The man page states:
-q, --quiet, --silent
Quiet; do not write anything to standard output. Exit immediately with zero status if any match is found, even if
an error was detected. Also see the -s or --no-messages option.
At first we were a bit confused by the wording of the help text, thinking it
says (match or error) ⇒ exit 0, but it most likely means the more
reasonable explanation (match and error) ⇒ exit 0 in addition to match ⇒
exit 0. This is confirmed by subjecting grep to any other error:
$ grep -q . /aaa; echo $?
grep: /aaa: No such file or directory
2
But, there seems to be a bug in GNU grep, that causes it to return 0 when it
is run with -q and receives EACCESS as a response to close.
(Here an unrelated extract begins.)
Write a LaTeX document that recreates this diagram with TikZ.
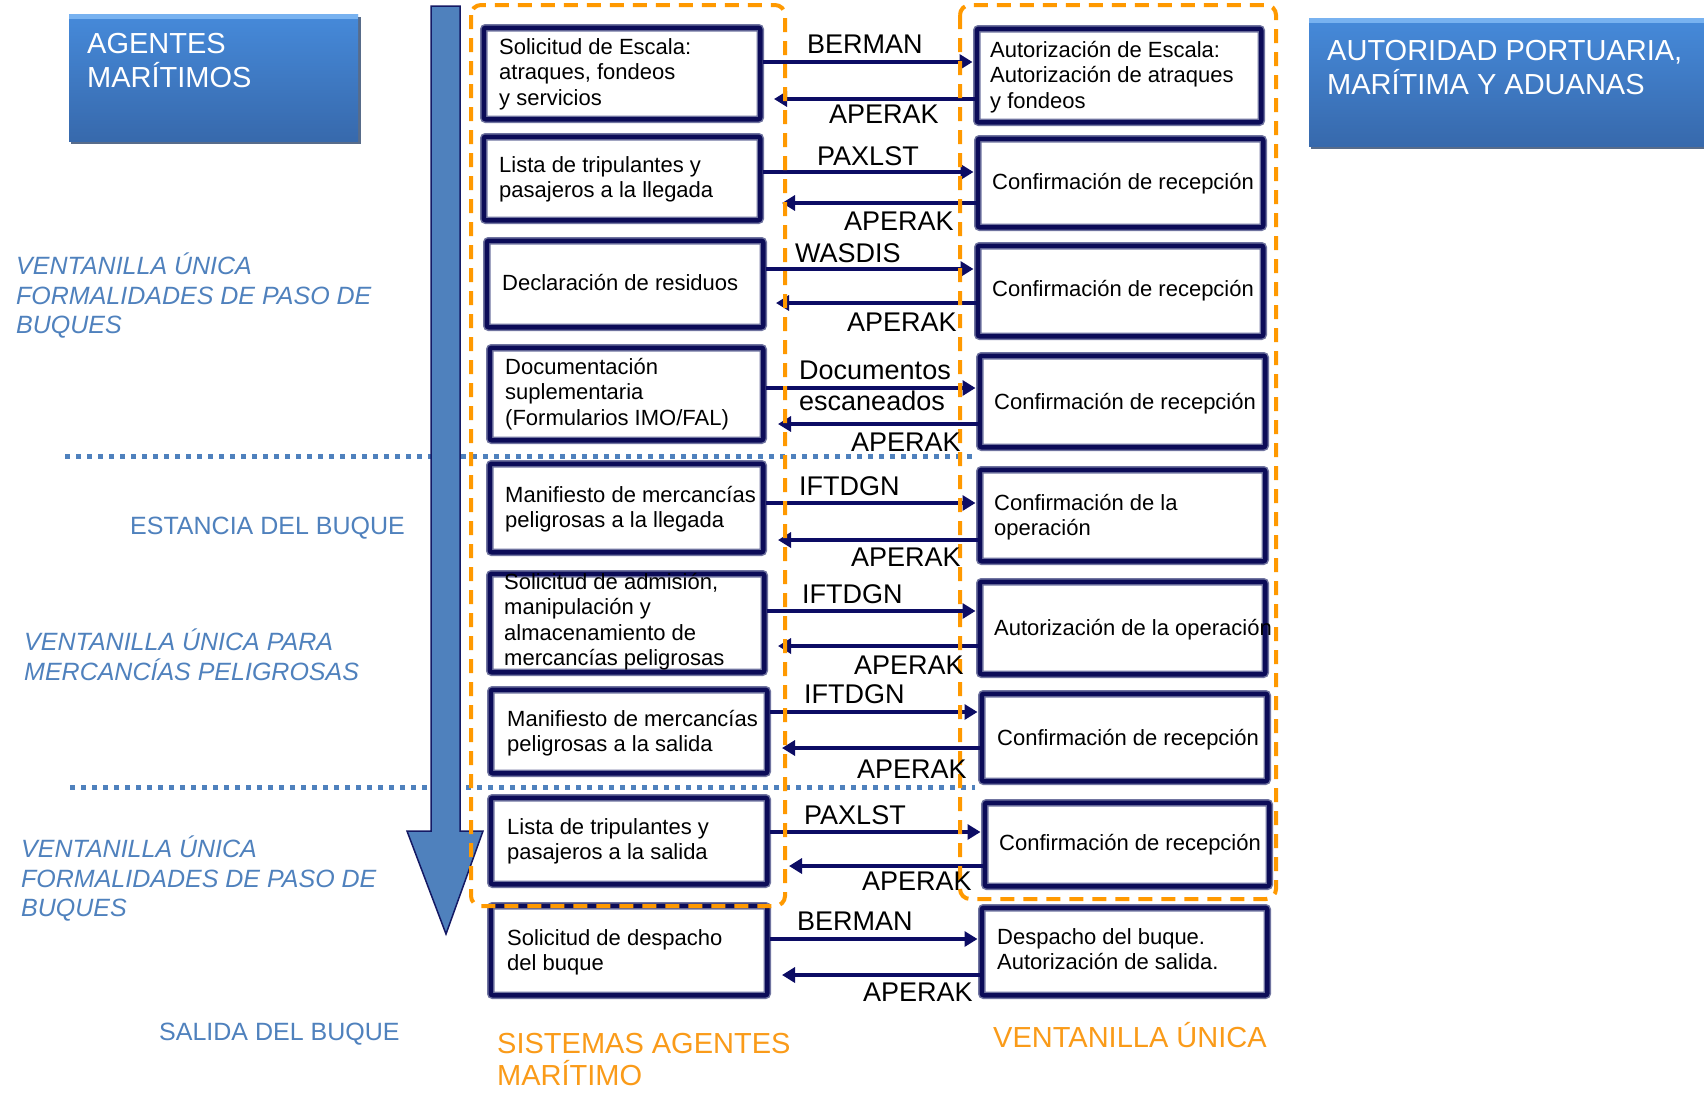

This includes
situations in which grep encounters other errors:
$ grep -q > .xsession-errors; echo $?
Usage: grep [OPTION]... PATTERNS [FILE]...
Try 'grep --help' for more information.
grep: write error: Permission denied
0
It also doesn’t happen without the -q option and correctly returns 2 even if
it otherwise would return 0:
$ echo 'cc' | grep "cc" > .xsession-errors; echo $?
grep: write error: Permission denied
2
Coming back to the original snippet, you can now see, why it behaves like it did:
if echo "$checks" | grep -q "cc" ; then
echo "Error: The debug options --record, --backtrace, --strace, and --valgrind cannot be used together."
echo " Please, use them one by one."
exit 1;
fi
When run from dmenu, its output is redirected to .xsession-errors, which is
coincidentally broken by some (possibly) NFS magic. This causes grep to
receive EACCESS in response to a close syscall and, combined with -q a bug
causes it to return 0, when it really shouldn’t.